# Start of INFORMATION GIVEN
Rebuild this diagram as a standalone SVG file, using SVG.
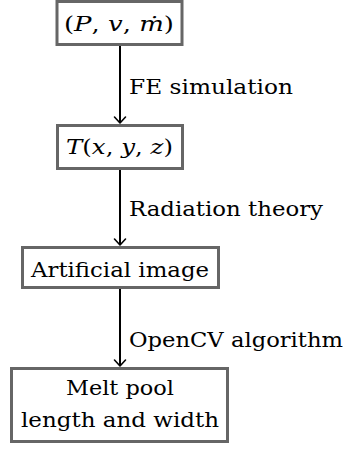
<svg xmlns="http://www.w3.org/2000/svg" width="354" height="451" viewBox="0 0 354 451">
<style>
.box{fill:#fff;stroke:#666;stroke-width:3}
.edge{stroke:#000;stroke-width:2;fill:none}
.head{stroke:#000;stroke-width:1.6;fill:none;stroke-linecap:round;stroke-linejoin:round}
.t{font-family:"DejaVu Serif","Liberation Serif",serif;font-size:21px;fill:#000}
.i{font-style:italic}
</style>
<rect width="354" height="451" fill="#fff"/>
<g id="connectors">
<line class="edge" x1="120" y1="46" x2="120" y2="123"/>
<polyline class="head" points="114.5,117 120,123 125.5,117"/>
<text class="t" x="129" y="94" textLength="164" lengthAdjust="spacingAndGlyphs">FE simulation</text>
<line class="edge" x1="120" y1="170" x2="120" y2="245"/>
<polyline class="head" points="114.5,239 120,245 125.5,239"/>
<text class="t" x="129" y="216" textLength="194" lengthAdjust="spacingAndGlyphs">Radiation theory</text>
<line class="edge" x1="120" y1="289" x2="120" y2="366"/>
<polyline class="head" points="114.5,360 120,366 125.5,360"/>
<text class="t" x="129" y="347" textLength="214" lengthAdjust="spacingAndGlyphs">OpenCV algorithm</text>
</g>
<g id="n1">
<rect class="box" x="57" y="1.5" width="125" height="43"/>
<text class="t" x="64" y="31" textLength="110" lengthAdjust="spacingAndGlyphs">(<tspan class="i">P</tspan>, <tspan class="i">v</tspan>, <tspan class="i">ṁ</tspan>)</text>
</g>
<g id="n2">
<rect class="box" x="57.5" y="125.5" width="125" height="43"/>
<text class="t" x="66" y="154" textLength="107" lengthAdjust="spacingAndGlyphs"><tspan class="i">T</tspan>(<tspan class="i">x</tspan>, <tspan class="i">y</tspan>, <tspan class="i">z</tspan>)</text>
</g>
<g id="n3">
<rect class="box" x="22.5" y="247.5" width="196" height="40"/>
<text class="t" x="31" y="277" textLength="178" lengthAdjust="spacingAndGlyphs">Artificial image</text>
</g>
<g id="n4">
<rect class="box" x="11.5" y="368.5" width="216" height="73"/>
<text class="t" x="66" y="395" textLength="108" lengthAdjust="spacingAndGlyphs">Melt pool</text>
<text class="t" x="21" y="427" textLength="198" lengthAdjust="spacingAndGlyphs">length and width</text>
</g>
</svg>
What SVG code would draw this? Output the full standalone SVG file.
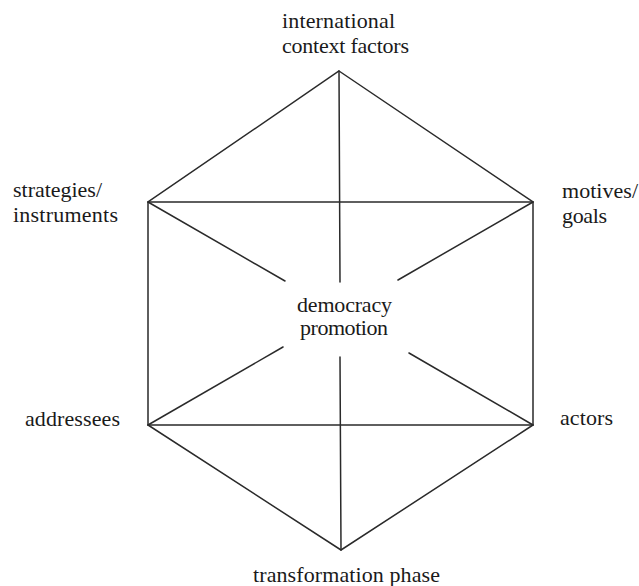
# End of INFORMATION GIVEN
- THE REQUEST -
Pictures don't belong in the copy. Restate all the entries exactly.

- REPLY TO THE EXERCISE -
Rebuild this diagram as a standalone SVG file, using SVG.
<svg xmlns="http://www.w3.org/2000/svg" width="354" height="451" viewBox="0 0 354 451">
<style>
.box{fill:#fff;stroke:#666;stroke-width:3}
.edge{stroke:#000;stroke-width:2;fill:none}
.head{stroke:#000;stroke-width:1.6;fill:none;stroke-linecap:round;stroke-linejoin:round}
.t{font-family:"DejaVu Serif","Liberation Serif",serif;font-size:21px;fill:#000}
.i{font-style:italic}
</style>
<rect width="354" height="451" fill="#fff"/>
<g id="connectors">
<line class="edge" x1="120" y1="46" x2="120" y2="123"/>
<polyline class="head" points="114.5,117 120,123 125.5,117"/>
<text class="t" x="129" y="94" textLength="164" lengthAdjust="spacingAndGlyphs">FE simulation</text>
<line class="edge" x1="120" y1="170" x2="120" y2="245"/>
<polyline class="head" points="114.5,239 120,245 125.5,239"/>
<text class="t" x="129" y="216" textLength="194" lengthAdjust="spacingAndGlyphs">Radiation theory</text>
<line class="edge" x1="120" y1="289" x2="120" y2="366"/>
<polyline class="head" points="114.5,360 120,366 125.5,360"/>
<text class="t" x="129" y="347" textLength="214" lengthAdjust="spacingAndGlyphs">OpenCV algorithm</text>
</g>
<g id="n1">
<rect class="box" x="57" y="1.5" width="125" height="43"/>
<text class="t" x="64" y="31" textLength="110" lengthAdjust="spacingAndGlyphs">(<tspan class="i">P</tspan>, <tspan class="i">v</tspan>, <tspan class="i">ṁ</tspan>)</text>
</g>
<g id="n2">
<rect class="box" x="57.5" y="125.5" width="125" height="43"/>
<text class="t" x="66" y="154" textLength="107" lengthAdjust="spacingAndGlyphs"><tspan class="i">T</tspan>(<tspan class="i">x</tspan>, <tspan class="i">y</tspan>, <tspan class="i">z</tspan>)</text>
</g>
<g id="n3">
<rect class="box" x="22.5" y="247.5" width="196" height="40"/>
<text class="t" x="31" y="277" textLength="178" lengthAdjust="spacingAndGlyphs">Artificial image</text>
</g>
<g id="n4">
<rect class="box" x="11.5" y="368.5" width="216" height="73"/>
<text class="t" x="66" y="395" textLength="108" lengthAdjust="spacingAndGlyphs">Melt pool</text>
<text class="t" x="21" y="427" textLength="198" lengthAdjust="spacingAndGlyphs">length and width</text>
</g>
</svg>
What SVG code would draw this? Output the full standalone SVG file.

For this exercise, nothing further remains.